>> Start RAW DATA

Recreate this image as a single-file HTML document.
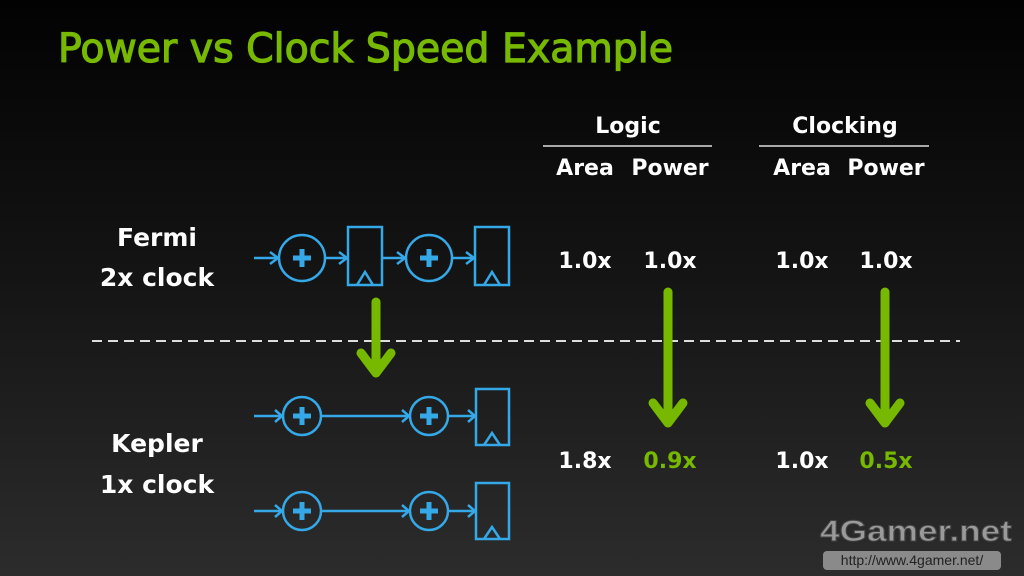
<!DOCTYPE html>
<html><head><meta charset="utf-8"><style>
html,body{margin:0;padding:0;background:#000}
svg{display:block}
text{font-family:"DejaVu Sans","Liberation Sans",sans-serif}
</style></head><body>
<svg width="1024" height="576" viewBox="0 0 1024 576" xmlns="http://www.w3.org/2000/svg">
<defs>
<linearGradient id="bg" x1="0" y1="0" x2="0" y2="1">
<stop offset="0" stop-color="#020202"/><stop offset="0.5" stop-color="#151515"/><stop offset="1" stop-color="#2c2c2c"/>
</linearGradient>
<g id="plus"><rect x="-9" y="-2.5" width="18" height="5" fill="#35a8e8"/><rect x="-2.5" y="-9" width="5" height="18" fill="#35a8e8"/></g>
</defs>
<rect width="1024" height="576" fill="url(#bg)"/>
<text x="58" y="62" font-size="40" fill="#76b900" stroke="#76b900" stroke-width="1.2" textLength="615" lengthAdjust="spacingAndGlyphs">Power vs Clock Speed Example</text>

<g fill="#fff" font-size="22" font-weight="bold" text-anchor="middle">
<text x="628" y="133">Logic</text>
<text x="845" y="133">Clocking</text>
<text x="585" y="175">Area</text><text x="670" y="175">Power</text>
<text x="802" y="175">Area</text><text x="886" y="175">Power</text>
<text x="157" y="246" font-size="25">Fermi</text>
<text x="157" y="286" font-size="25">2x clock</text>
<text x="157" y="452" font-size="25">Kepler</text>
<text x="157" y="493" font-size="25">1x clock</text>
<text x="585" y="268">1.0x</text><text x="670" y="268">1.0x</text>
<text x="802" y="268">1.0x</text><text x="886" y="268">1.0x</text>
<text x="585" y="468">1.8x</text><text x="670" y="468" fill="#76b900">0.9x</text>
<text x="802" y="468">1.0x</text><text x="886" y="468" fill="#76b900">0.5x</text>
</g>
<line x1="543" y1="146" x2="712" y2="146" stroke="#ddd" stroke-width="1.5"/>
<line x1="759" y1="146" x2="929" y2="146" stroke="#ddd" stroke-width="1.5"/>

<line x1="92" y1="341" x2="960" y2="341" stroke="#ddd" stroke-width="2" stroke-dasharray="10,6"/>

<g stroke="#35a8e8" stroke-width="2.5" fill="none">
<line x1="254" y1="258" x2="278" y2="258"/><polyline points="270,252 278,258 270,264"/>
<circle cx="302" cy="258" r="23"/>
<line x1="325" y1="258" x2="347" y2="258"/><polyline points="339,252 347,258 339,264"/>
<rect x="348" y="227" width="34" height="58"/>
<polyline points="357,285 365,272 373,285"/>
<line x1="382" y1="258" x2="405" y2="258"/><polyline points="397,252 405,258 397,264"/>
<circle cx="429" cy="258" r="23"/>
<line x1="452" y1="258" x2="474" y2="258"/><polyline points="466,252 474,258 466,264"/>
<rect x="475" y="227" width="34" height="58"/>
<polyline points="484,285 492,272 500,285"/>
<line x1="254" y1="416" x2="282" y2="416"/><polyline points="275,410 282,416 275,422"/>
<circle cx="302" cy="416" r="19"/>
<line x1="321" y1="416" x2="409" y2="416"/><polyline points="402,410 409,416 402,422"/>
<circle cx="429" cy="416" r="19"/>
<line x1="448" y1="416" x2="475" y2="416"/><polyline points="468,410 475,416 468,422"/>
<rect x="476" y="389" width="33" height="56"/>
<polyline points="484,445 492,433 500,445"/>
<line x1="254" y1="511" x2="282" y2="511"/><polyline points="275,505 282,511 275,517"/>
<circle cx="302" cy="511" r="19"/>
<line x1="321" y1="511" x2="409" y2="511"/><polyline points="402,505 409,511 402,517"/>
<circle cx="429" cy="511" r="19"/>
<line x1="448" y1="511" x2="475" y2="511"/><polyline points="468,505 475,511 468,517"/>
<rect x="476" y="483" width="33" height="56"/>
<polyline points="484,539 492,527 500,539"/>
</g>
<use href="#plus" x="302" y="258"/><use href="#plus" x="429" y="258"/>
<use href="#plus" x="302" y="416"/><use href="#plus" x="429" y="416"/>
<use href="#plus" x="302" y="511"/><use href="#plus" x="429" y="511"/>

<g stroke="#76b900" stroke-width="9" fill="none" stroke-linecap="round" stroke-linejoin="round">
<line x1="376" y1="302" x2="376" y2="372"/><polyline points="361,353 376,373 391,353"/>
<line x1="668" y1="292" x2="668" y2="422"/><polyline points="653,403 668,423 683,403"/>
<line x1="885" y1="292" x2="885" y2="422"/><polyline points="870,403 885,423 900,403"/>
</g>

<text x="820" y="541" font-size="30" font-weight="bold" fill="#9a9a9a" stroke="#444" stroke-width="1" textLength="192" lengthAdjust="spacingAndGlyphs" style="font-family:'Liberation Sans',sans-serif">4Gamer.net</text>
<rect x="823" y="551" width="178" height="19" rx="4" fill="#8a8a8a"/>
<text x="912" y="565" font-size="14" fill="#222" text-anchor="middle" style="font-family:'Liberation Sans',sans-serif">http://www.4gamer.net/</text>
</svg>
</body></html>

>> End RAW DATA

• DO THIS
Extract the full listing above verbatim; pictures are to be left out of the copy.

• RESULT FOR THIS TASK
Recreate this image as a single-file HTML document.
<!DOCTYPE html>
<html><head><meta charset="utf-8"><style>
html,body{margin:0;padding:0;background:#000}
svg{display:block}
text{font-family:"DejaVu Sans","Liberation Sans",sans-serif}
</style></head><body>
<svg width="1024" height="576" viewBox="0 0 1024 576" xmlns="http://www.w3.org/2000/svg">
<defs>
<linearGradient id="bg" x1="0" y1="0" x2="0" y2="1">
<stop offset="0" stop-color="#020202"/><stop offset="0.5" stop-color="#151515"/><stop offset="1" stop-color="#2c2c2c"/>
</linearGradient>
<g id="plus"><rect x="-9" y="-2.5" width="18" height="5" fill="#35a8e8"/><rect x="-2.5" y="-9" width="5" height="18" fill="#35a8e8"/></g>
</defs>
<rect width="1024" height="576" fill="url(#bg)"/>
<text x="58" y="62" font-size="40" fill="#76b900" stroke="#76b900" stroke-width="1.2" textLength="615" lengthAdjust="spacingAndGlyphs">Power vs Clock Speed Example</text>

<g fill="#fff" font-size="22" font-weight="bold" text-anchor="middle">
<text x="628" y="133">Logic</text>
<text x="845" y="133">Clocking</text>
<text x="585" y="175">Area</text><text x="670" y="175">Power</text>
<text x="802" y="175">Area</text><text x="886" y="175">Power</text>
<text x="157" y="246" font-size="25">Fermi</text>
<text x="157" y="286" font-size="25">2x clock</text>
<text x="157" y="452" font-size="25">Kepler</text>
<text x="157" y="493" font-size="25">1x clock</text>
<text x="585" y="268">1.0x</text><text x="670" y="268">1.0x</text>
<text x="802" y="268">1.0x</text><text x="886" y="268">1.0x</text>
<text x="585" y="468">1.8x</text><text x="670" y="468" fill="#76b900">0.9x</text>
<text x="802" y="468">1.0x</text><text x="886" y="468" fill="#76b900">0.5x</text>
</g>
<line x1="543" y1="146" x2="712" y2="146" stroke="#ddd" stroke-width="1.5"/>
<line x1="759" y1="146" x2="929" y2="146" stroke="#ddd" stroke-width="1.5"/>

<line x1="92" y1="341" x2="960" y2="341" stroke="#ddd" stroke-width="2" stroke-dasharray="10,6"/>

<g stroke="#35a8e8" stroke-width="2.5" fill="none">
<line x1="254" y1="258" x2="278" y2="258"/><polyline points="270,252 278,258 270,264"/>
<circle cx="302" cy="258" r="23"/>
<line x1="325" y1="258" x2="347" y2="258"/><polyline points="339,252 347,258 339,264"/>
<rect x="348" y="227" width="34" height="58"/>
<polyline points="357,285 365,272 373,285"/>
<line x1="382" y1="258" x2="405" y2="258"/><polyline points="397,252 405,258 397,264"/>
<circle cx="429" cy="258" r="23"/>
<line x1="452" y1="258" x2="474" y2="258"/><polyline points="466,252 474,258 466,264"/>
<rect x="475" y="227" width="34" height="58"/>
<polyline points="484,285 492,272 500,285"/>
<line x1="254" y1="416" x2="282" y2="416"/><polyline points="275,410 282,416 275,422"/>
<circle cx="302" cy="416" r="19"/>
<line x1="321" y1="416" x2="409" y2="416"/><polyline points="402,410 409,416 402,422"/>
<circle cx="429" cy="416" r="19"/>
<line x1="448" y1="416" x2="475" y2="416"/><polyline points="468,410 475,416 468,422"/>
<rect x="476" y="389" width="33" height="56"/>
<polyline points="484,445 492,433 500,445"/>
<line x1="254" y1="511" x2="282" y2="511"/><polyline points="275,505 282,511 275,517"/>
<circle cx="302" cy="511" r="19"/>
<line x1="321" y1="511" x2="409" y2="511"/><polyline points="402,505 409,511 402,517"/>
<circle cx="429" cy="511" r="19"/>
<line x1="448" y1="511" x2="475" y2="511"/><polyline points="468,505 475,511 468,517"/>
<rect x="476" y="483" width="33" height="56"/>
<polyline points="484,539 492,527 500,539"/>
</g>
<use href="#plus" x="302" y="258"/><use href="#plus" x="429" y="258"/>
<use href="#plus" x="302" y="416"/><use href="#plus" x="429" y="416"/>
<use href="#plus" x="302" y="511"/><use href="#plus" x="429" y="511"/>

<g stroke="#76b900" stroke-width="9" fill="none" stroke-linecap="round" stroke-linejoin="round">
<line x1="376" y1="302" x2="376" y2="372"/><polyline points="361,353 376,373 391,353"/>
<line x1="668" y1="292" x2="668" y2="422"/><polyline points="653,403 668,423 683,403"/>
<line x1="885" y1="292" x2="885" y2="422"/><polyline points="870,403 885,423 900,403"/>
</g>

<text x="820" y="541" font-size="30" font-weight="bold" fill="#9a9a9a" stroke="#444" stroke-width="1" textLength="192" lengthAdjust="spacingAndGlyphs" style="font-family:'Liberation Sans',sans-serif">4Gamer.net</text>
<rect x="823" y="551" width="178" height="19" rx="4" fill="#8a8a8a"/>
<text x="912" y="565" font-size="14" fill="#222" text-anchor="middle" style="font-family:'Liberation Sans',sans-serif">http://www.4gamer.net/</text>
</svg>
</body></html>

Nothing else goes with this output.